───── Material provided
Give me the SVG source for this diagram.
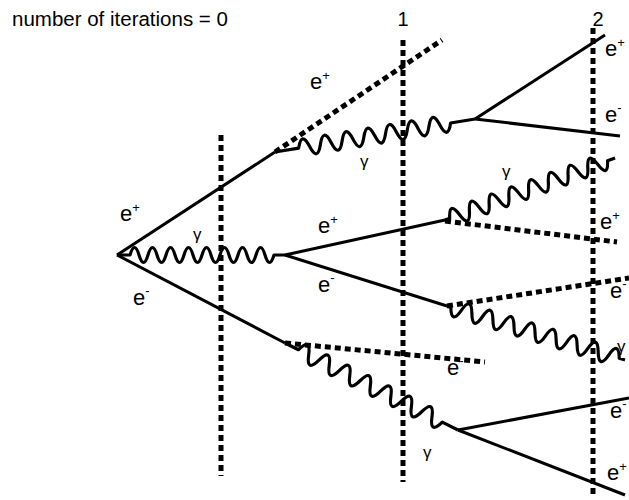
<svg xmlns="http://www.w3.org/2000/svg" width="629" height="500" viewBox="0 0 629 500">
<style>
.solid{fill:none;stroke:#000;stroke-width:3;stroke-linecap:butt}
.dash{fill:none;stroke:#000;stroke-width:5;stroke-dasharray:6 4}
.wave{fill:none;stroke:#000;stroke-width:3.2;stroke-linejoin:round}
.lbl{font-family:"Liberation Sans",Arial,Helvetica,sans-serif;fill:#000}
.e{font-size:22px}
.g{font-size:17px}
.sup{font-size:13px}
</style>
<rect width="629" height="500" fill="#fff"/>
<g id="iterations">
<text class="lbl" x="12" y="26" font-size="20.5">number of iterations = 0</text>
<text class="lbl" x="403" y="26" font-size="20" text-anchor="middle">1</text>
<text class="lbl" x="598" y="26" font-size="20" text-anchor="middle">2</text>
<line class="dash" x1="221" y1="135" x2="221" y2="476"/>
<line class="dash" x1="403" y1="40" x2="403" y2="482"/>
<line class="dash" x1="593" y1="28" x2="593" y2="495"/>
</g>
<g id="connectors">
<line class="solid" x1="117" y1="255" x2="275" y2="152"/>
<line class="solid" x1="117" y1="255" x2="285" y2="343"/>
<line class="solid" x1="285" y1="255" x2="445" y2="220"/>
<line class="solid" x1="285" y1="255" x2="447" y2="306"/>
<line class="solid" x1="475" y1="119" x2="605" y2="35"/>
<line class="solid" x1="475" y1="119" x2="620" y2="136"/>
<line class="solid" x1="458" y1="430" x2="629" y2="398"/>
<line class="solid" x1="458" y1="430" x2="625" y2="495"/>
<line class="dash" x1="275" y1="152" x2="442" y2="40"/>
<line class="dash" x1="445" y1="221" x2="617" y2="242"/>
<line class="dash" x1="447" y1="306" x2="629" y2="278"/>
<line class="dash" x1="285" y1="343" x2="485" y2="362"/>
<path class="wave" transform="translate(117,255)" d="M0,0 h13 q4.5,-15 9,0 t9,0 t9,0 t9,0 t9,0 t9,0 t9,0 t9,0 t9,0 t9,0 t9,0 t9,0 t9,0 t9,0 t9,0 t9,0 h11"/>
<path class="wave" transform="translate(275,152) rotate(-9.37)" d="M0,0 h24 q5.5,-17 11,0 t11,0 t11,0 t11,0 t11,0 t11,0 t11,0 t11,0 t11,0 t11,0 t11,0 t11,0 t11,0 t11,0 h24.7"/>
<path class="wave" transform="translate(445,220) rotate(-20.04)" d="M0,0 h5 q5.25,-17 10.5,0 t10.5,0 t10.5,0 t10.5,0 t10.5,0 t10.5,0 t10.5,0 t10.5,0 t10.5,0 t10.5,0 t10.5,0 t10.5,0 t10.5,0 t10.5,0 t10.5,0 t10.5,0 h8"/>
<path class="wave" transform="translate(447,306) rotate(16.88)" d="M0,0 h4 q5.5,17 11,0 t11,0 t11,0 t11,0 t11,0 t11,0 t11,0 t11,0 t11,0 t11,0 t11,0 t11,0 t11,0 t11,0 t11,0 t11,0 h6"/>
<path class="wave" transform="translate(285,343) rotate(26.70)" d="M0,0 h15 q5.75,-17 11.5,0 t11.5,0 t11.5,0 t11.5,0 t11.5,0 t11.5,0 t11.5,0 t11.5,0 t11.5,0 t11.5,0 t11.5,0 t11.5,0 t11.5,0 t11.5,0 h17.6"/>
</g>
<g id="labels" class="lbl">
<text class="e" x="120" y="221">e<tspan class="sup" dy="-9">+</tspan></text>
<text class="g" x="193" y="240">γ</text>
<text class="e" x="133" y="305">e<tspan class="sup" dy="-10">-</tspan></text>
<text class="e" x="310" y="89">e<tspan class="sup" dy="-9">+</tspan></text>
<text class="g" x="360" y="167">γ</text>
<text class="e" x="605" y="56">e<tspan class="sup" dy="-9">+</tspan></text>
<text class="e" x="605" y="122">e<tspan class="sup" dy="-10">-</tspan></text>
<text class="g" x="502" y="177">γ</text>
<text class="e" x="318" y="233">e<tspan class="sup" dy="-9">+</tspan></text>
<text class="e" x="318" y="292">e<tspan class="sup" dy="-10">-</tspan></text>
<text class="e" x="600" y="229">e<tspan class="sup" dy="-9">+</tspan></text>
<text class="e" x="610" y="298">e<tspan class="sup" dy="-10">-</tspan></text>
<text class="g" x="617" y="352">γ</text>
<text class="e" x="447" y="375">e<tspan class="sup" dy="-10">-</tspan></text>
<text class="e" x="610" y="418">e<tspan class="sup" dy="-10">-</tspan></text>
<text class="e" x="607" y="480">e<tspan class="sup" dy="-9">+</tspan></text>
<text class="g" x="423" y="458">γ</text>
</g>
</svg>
──────────
───── Material provided
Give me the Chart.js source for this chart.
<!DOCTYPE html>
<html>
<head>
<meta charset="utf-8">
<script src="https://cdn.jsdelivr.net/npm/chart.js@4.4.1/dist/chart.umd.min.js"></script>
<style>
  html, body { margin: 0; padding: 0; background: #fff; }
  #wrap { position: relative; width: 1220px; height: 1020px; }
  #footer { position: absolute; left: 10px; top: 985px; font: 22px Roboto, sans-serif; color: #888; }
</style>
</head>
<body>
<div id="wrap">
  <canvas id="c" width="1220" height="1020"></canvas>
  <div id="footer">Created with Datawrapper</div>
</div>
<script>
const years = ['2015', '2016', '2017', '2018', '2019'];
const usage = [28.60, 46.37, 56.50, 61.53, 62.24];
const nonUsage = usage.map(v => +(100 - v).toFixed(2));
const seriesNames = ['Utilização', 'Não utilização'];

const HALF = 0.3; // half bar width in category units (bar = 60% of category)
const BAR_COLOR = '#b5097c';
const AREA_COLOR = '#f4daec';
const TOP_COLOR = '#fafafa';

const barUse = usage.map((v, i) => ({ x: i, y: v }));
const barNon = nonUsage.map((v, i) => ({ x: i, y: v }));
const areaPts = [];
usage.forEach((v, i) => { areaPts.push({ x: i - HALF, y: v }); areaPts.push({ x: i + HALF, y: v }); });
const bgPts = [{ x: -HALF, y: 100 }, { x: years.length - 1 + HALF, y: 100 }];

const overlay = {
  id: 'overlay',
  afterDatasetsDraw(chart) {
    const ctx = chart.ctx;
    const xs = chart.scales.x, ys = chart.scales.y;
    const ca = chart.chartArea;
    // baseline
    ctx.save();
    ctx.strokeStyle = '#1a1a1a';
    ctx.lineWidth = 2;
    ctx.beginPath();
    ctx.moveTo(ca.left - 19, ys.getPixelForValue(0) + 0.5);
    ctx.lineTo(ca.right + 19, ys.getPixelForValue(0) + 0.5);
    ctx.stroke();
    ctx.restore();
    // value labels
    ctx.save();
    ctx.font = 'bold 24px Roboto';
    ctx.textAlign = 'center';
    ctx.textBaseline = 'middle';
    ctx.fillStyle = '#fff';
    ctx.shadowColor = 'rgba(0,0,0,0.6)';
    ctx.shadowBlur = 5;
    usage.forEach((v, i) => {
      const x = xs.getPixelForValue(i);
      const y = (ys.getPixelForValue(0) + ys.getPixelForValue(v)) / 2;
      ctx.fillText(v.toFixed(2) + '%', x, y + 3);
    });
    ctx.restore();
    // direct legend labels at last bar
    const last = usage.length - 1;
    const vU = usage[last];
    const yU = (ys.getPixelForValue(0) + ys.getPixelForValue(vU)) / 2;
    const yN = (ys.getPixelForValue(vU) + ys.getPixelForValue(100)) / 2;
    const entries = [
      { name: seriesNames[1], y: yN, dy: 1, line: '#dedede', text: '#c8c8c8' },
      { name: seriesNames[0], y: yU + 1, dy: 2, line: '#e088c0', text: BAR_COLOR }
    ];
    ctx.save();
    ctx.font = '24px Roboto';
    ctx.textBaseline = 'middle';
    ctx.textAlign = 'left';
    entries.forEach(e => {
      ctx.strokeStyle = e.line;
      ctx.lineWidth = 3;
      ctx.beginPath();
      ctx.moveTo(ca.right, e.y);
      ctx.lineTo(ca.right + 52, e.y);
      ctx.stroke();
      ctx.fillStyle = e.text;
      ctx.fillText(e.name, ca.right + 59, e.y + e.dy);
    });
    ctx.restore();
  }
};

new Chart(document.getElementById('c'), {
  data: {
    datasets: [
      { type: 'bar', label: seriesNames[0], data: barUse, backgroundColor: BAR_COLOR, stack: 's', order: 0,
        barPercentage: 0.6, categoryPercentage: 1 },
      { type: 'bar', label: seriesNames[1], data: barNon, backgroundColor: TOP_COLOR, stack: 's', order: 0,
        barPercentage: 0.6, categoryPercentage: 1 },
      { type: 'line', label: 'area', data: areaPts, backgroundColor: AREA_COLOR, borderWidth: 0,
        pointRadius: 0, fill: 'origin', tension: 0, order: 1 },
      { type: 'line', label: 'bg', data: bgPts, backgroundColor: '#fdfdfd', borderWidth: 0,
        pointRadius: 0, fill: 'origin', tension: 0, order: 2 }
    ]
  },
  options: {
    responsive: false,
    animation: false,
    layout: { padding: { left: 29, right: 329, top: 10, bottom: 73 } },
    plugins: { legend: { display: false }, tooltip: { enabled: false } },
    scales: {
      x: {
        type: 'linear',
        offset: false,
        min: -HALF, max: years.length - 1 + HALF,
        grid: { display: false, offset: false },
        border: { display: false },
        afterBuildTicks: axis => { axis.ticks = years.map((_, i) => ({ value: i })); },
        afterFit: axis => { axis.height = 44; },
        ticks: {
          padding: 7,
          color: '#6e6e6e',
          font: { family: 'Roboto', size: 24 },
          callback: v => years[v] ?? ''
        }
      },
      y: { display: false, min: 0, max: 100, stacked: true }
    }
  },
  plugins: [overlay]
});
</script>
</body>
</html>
──────────
───── Material provided
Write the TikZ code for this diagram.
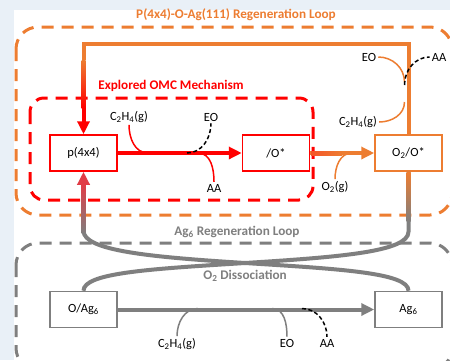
──────────
Check each line in the listing above for the string "this", then report how many lines contain it, with no other text.

Written answer: 3